I'm not sure, but that may well be the case. I did take a shopping cart in which the contents is a single Pelikan M600 nib (since they have no M80x nibs) through to checkout, as an experiment, before I made my earlier post which you quoted.

 

Just now, as another experiment, it seems you can put four Visconti steel nibs – with a total price in excess of €200 – in the shopping cart, and the shipping charge applied is €7.90. However, if you have just a Visconti gold nib with a price of €140.49 in the cart, the shipping charge applied is €30.89. Basically, registered international post is excluded as an option, and the system forces the customer to select DHL or better as the shipping method.

 

FPnibs.com's system also does this weird thing that prevents you from adding multiple of the 'same' product in the cart; you cannot add two differently specified (e.g. one polished steel and one gold-plated) Visconti Smarttouch steel tubular F nibs to the cart, for example, even though you can put them in separate carts, so it doesn't appear to be a stock levels issue. Very annoying.

 

Right now there is one product I can find on its site that has free shipping to Australia, and that's the Pelikan M101N if that is the only item in the shopping cart. (Add so much as a bog-standard Lamy Z50 steel nib to the cart, and a €30.89 shipping charge applies.) It's so not my cup of tea, though.

 

Anyway, for the purposes of any Pelikan nib FPnibs.com is selling, the minimum shipping charge to Australia is €30.89.
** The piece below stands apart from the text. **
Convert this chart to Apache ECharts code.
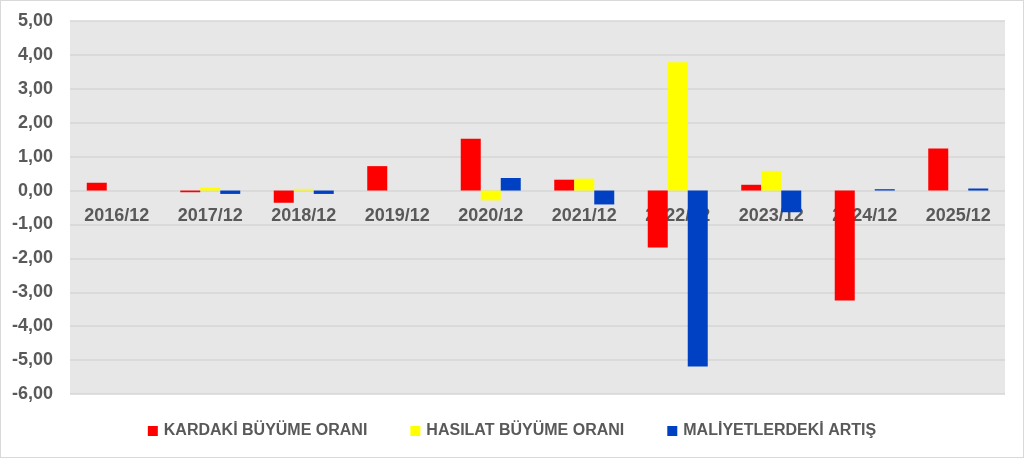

I endeavour to be frank and truthful in what I write, show or otherwise present, when I relate my first-hand experiences that are not independently verifiable; and link to third-party content where I can, when I make a claim or refute a statement of fact in a thread. If there is something you can verify for yourself, I entreat you to do so, and judge for yourself what is right, correct, and valid. I may be wrong, and my position or say-so is no more authoritative and carries no more weight than anyone else's here.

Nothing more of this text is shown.